卢莉丹1,2, 夏海英1, 谭玉枚1, 宋树祥1(1.广西师范大学;2.南宁理工学院)
目的 在复杂的自然场景下，人脸表情识别存在着眼镜、手部动作和发型等局部遮挡的问题，这些遮挡区域会降低模型的情感判别能力。因此，本文提出了一种注意力引导局部特征联合学习的人脸表情识别方法。方法 该方法由全局特征提取模块、全局特征增强模块和局部特征联合学习模块组成。首先全局特征提取模块用于提取中间层全局特征。其次全局特征增强模块用于抑制人脸识别预训练模型带来的冗余特征，并增强全局人脸图像中与情感最相关的特征图语义信息。最后局部特征联合学习模块利用混合注意力机制来学习不同人脸局部区域的细粒度显著特征并使用联合损失进行约束。结果 在2个自然场景数据集RAF-DB和FERPlus数据集上进行了相关实验验证。在RAF-DB数据集中，识别准确率为89.24%，与MA-Net相比有0.84%的性能提升；在FERPlus数据集中，识别准确率为90.04%，与FER-VT的性能相当。表明该方法具有良好的鲁棒性。
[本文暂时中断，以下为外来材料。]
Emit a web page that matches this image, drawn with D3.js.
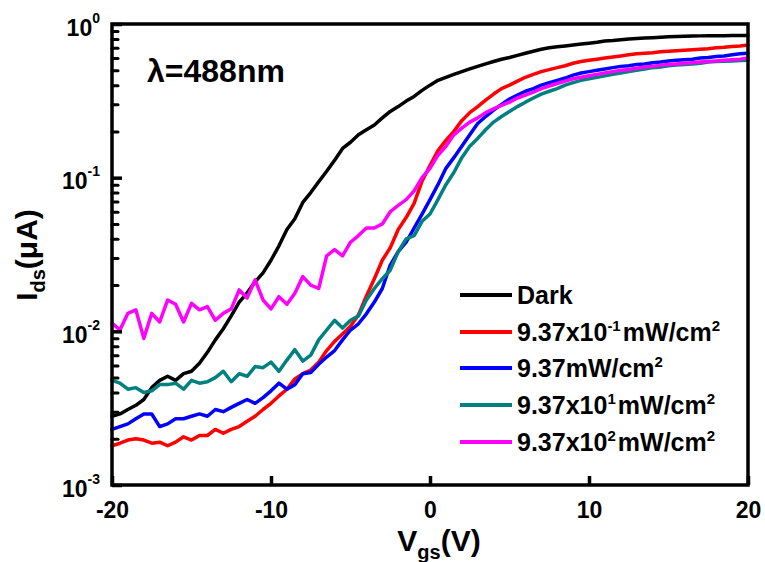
<!DOCTYPE html>
<html>
<head>
<meta charset="utf-8">
<script src="https://cdn.jsdelivr.net/npm/d3@7"></script>
<style>
  html, body { margin: 0; padding: 0; background: #fff; }
  svg { display: block; font-family: "Liberation Sans", Arial, sans-serif; font-weight: bold; }
</style>
</head>
<body>
<svg id="chart" width="765" height="562"></svg>
<script>
// Gate voltage sweep (V)
const vgs = [
  -20, -19.5, -19, -18.5, -18, -17.5, -17, -16.5, -16, -15.5,
  -15, -14.5, -14, -13.5, -13, -12.5, -12, -11.5, -11, -10.5,
  -10, -9.5, -9, -8.5, -8, -7.5, -7, -6.5, -6, -5.5,
  -5, -4.5, -4, -3.5, -3, -2.5, -2, -1.5, -1, -0.5,
  0, 0.5, 1, 1.5, 2, 2.5, 3, 3.5, 4, 4.5,
  5, 5.5, 6, 6.5, 7, 7.5, 8, 8.5, 9, 9.5,
  10, 10.5, 11, 11.5, 12, 12.5, 13, 13.5, 14, 14.5,
  15, 15.5, 16, 16.5, 17, 17.5, 18, 18.5, 19, 19.5, 20
];

// Drain current Ids (uA) for each illumination condition
const idsDark = [
  0.0028, 0.0029, 0.0031, 0.0033, 0.0036, 0.0043, 0.0048, 0.0051, 0.0048, 0.0053,
  0.0055, 0.0062, 0.0073, 0.0088, 0.0104, 0.0126, 0.0155, 0.0178, 0.021, 0.024,
  0.029, 0.036, 0.046, 0.054, 0.069, 0.080, 0.094, 0.110, 0.130, 0.155,
  0.170, 0.190, 0.205, 0.220, 0.245, 0.270, 0.290, 0.315, 0.338, 0.370,
  0.400, 0.430, 0.450, 0.470, 0.490, 0.510, 0.530, 0.550, 0.570, 0.590,
  0.605, 0.625, 0.645, 0.665, 0.685, 0.700, 0.710, 0.720, 0.730, 0.740,
  0.750, 0.760, 0.775, 0.780, 0.790, 0.800, 0.805, 0.810, 0.815, 0.820,
  0.825, 0.830, 0.833, 0.835, 0.837, 0.840, 0.840, 0.840, 0.842, 0.842, 0.842
];
const idsP1 = [
  0.0018, 0.00187, 0.00196, 0.0020, 0.00196, 0.00187, 0.0019, 0.0018, 0.0019, 0.00206,
  0.00196, 0.0021, 0.0021, 0.0023, 0.00217, 0.0023, 0.0024, 0.0026, 0.0028, 0.0031,
  0.0034, 0.0038, 0.0042, 0.0049, 0.0053, 0.0056, 0.0063, 0.0075, 0.0086, 0.0096,
  0.0108, 0.0128, 0.017, 0.022, 0.029, 0.035, 0.046, 0.055, 0.068, 0.095,
  0.120, 0.150, 0.175, 0.200, 0.235, 0.265, 0.290, 0.320, 0.350, 0.380,
  0.400, 0.425, 0.450, 0.470, 0.490, 0.505, 0.520, 0.535, 0.555, 0.570,
  0.580, 0.590, 0.600, 0.610, 0.620, 0.630, 0.640, 0.645, 0.650, 0.660,
  0.665, 0.670, 0.675, 0.680, 0.685, 0.690, 0.700, 0.705, 0.715, 0.720, 0.730
];
const idsP2 = [
  0.0023, 0.0024, 0.0025, 0.0027, 0.0029, 0.0029, 0.0024, 0.0025, 0.0027, 0.0027,
  0.0028, 0.0029, 0.0028, 0.0031, 0.0030, 0.0032, 0.0034, 0.0036, 0.0034, 0.0037,
  0.0041, 0.0046, 0.0042, 0.0045, 0.0053, 0.0054, 0.0061, 0.0068, 0.0075, 0.0088,
  0.0102, 0.0112, 0.013, 0.0155, 0.019, 0.027, 0.033, 0.038, 0.047, 0.058,
  0.072, 0.090, 0.115, 0.135, 0.160, 0.190, 0.225, 0.250, 0.275, 0.300,
  0.325, 0.345, 0.365, 0.380, 0.400, 0.415, 0.430, 0.445, 0.465, 0.480,
  0.490, 0.500, 0.510, 0.520, 0.530, 0.535, 0.545, 0.550, 0.560, 0.565,
  0.575, 0.580, 0.585, 0.590, 0.600, 0.605, 0.615, 0.620, 0.630, 0.640, 0.645
];
const idsP3 = [
  0.0048, 0.0046, 0.0042, 0.0043, 0.0040, 0.0041, 0.0045, 0.0045, 0.0046, 0.0042,
  0.0048, 0.0046, 0.0047, 0.0050, 0.0055, 0.0047, 0.0053, 0.0051, 0.0059, 0.0058,
  0.0063, 0.0055, 0.0065, 0.0076, 0.0064, 0.0070, 0.0088, 0.0102, 0.0118, 0.0105,
  0.0118, 0.0126, 0.0160, 0.019, 0.022, 0.025, 0.033, 0.040, 0.042, 0.052,
  0.058, 0.072, 0.090, 0.108, 0.135, 0.160, 0.180, 0.205, 0.230, 0.250,
  0.270, 0.290, 0.310, 0.330, 0.350, 0.365, 0.380, 0.400, 0.415, 0.430,
  0.440, 0.450, 0.460, 0.470, 0.480, 0.490, 0.500, 0.510, 0.520, 0.525,
  0.535, 0.540, 0.545, 0.550, 0.555, 0.565, 0.570, 0.572, 0.575, 0.578, 0.580
];
const idsP4 = [
  0.0113, 0.0102, 0.0131, 0.0138, 0.0090, 0.0131, 0.0115, 0.016, 0.0150, 0.0115,
  0.0152, 0.0138, 0.0145, 0.0118, 0.0131, 0.0140, 0.0186, 0.0165, 0.0216, 0.016,
  0.0140, 0.0168, 0.0150, 0.0177, 0.0227, 0.0200, 0.019, 0.031, 0.034, 0.031,
  0.038, 0.042, 0.047, 0.047, 0.050, 0.060, 0.066, 0.072, 0.082, 0.100,
  0.115, 0.140, 0.160, 0.190, 0.210, 0.230, 0.245, 0.265, 0.280, 0.295,
  0.310, 0.330, 0.345, 0.360, 0.380, 0.395, 0.410, 0.425, 0.440, 0.450,
  0.460, 0.470, 0.480, 0.490, 0.500, 0.505, 0.515, 0.525, 0.530, 0.540,
  0.545, 0.550, 0.555, 0.560, 0.565, 0.570, 0.575, 0.580, 0.585, 0.590, 0.600
];

// Legend labels: plain runs and superscript runs
const seriesLabels = [
  [{t: "Dark"}],
  [{t: "9.37x10"}, {t: "-1", sup: true}, {t: "mW/cm"}, {t: "2", sup: true}],
  [{t: "9.37mW/cm"}, {t: "2", sup: true}],
  [{t: "9.37x10"}, {t: "1", sup: true}, {t: "mW/cm"}, {t: "2", sup: true}],
  [{t: "9.37x10"}, {t: "2", sup: true}, {t: "mW/cm"}, {t: "2", sup: true}]
];
const seriesColors = ["#000000", "#ff0000", "#0000ff", "#008080", "#ff00ff"];
const seriesValues = [idsDark, idsP1, idsP2, idsP3, idsP4];

// Axis ticks
const xTickValues = [-20, -10, 0, 10, 20];
const yDecadeValues = [1e-3, 1e-2, 1e-1, 1];
const yDecadeExponents = ["-3", "-2", "-1", "0"];

const svg = d3.select("#chart");
const plot = {left: 112, right: 748, top: 24, bottom: 485};

const x = d3.scaleLinear().domain([-20, 20]).range([plot.left, plot.right]);
const y = d3.scaleLog().domain([1e-3, 1]).range([plot.bottom, plot.top]);

// Writes a text run with superscripts into a <text> element
function richText(textSel, parts, supSize, supShift) {
  parts.forEach(p => {
    if (p.sup) {
      textSel.append("tspan").attr("font-size", supSize).attr("dy", -supShift).text(p.t);
      textSel.append("tspan").attr("dy", supShift).text("\u200A");
    } else {
      textSel.append("tspan").text(p.t);
    }
  });
}

// Curves
const line = d3.line()
  .x((d, i) => x(vgs[i]))
  .y(d => y(d));

const curves = svg.append("g").attr("class", "curves");
seriesValues.forEach((vals, k) => {
  curves.append("path")
    .datum(vals)
    .attr("fill", "none")
    .attr("stroke", seriesColors[k])
    .attr("stroke-width", 3.5)
    .attr("stroke-linejoin", "round")
    .attr("stroke-linecap", "round")
    .attr("d", line);
});

// X axis (ticks pointing inward)
const xAxis = d3.axisBottom(x)
  .tickValues(xTickValues)
  .tickSizeInner(-9)
  .tickSizeOuter(0)
  .tickPadding(0)
  .tickFormat(d3.format("d"));
const gx = svg.append("g").attr("transform", `translate(0,${plot.bottom})`).call(xAxis);
gx.select(".domain").remove();
gx.selectAll(".tick line").attr("stroke", "#000").attr("stroke-width", 3.5);
gx.selectAll(".tick text")
  .attr("y", 33).attr("dy", null)
  .attr("font-size", 23).attr("font-family", null).attr("font-weight", "bold")
  .attr("fill", "#000")
  .text(d => d3.format("d")(d).replace("\u2212", "-"));

// Y axis: minor ticks between decades
const yMinor = [];
for (let e = -3; e < 0; e++) {
  for (let m = 2; m <= 9; m++) yMinor.push(m * Math.pow(10, e));
}
const gyMinor = svg.append("g").attr("transform", `translate(${plot.left},0)`)
  .call(d3.axisLeft(y).tickValues(yMinor).tickSizeInner(-6).tickSizeOuter(0).tickFormat(() => ""));
gyMinor.select(".domain").remove();
gyMinor.selectAll(".tick line").attr("stroke", "#000").attr("stroke-width", 3).attr("stroke-linecap", "round");

// Y axis: major decade ticks and labels 10^n
const gyMajor = svg.append("g").attr("transform", `translate(${plot.left},0)`)
  .call(d3.axisLeft(y).tickValues(yDecadeValues).tickSizeInner(-10).tickSizeOuter(0).tickFormat(() => ""));
gyMajor.select(".domain").remove();
gyMajor.selectAll(".tick line").attr("stroke", "#000").attr("stroke-width", 3.5);
gyMajor.selectAll(".tick text").remove();
gyMajor.selectAll(".tick").each(function(d) {
  const i = yDecadeValues.indexOf(d);
  const t = d3.select(this).append("text")
    .attr("x", -12).attr("y", 11)
    .attr("text-anchor", "end")
    .attr("font-size", 23)
    .attr("fill", "#000");
  t.append("tspan").text("10");
  t.append("tspan").attr("font-size", 14).attr("dy", -13).text(yDecadeExponents[i]);
});

// Frame
svg.append("rect")
  .attr("x", plot.left).attr("y", plot.top)
  .attr("width", plot.right - plot.left).attr("height", plot.bottom - plot.top)
  .attr("fill", "none").attr("stroke", "#000").attr("stroke-width", 3.5);

// Wavelength annotation
svg.append("text")
  .attr("x", 147).attr("y", 82)
  .attr("font-size", 32).attr("fill", "#000")
  .text("\u03BB=488nm");

// Axis titles
const xTitle = svg.append("text")
  .attr("x", 439).attr("y", 551)
  .attr("text-anchor", "middle").attr("font-size", 30).attr("fill", "#000");
xTitle.append("tspan").text("V");
xTitle.append("tspan").attr("font-size", 20).attr("dy", 8).text("gs");
xTitle.append("tspan").attr("dy", -8).text("(V)");

const yTitle = svg.append("text")
  .attr("transform", "translate(37,255) rotate(-90)")
  .attr("text-anchor", "middle").attr("font-size", 30).attr("fill", "#000");
yTitle.append("tspan").text("I");
yTitle.append("tspan").attr("font-size", 20).attr("dy", 8).text("ds");
yTitle.append("tspan").attr("dy", -8).text("(\u03BCA)");

// Legend
const legendRows = [295, 332, 368, 405, 442];
const legend = svg.append("g").attr("class", "legend");
seriesLabels.forEach((parts, k) => {
  const ly = legendRows[k];
  legend.append("line")
    .attr("x1", 460).attr("x2", 512).attr("y1", ly).attr("y2", ly)
    .attr("stroke", seriesColors[k]).attr("stroke-width", 4);
  const t = legend.append("text")
    .attr("x", 517).attr("y", ly + 9)
    .attr("font-size", 25).attr("fill", "#000");
  richText(t, parts, 15, 10);
});
</script>
</body>
</html>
结论 本文所提出的方法通过先全局增强后局部细化的学习顺序，有效地减少了局部遮挡问题的干扰。
Attention-Guided Local Feature Joint Learning for Facial Expression Recognition
(Guangxi Normal University)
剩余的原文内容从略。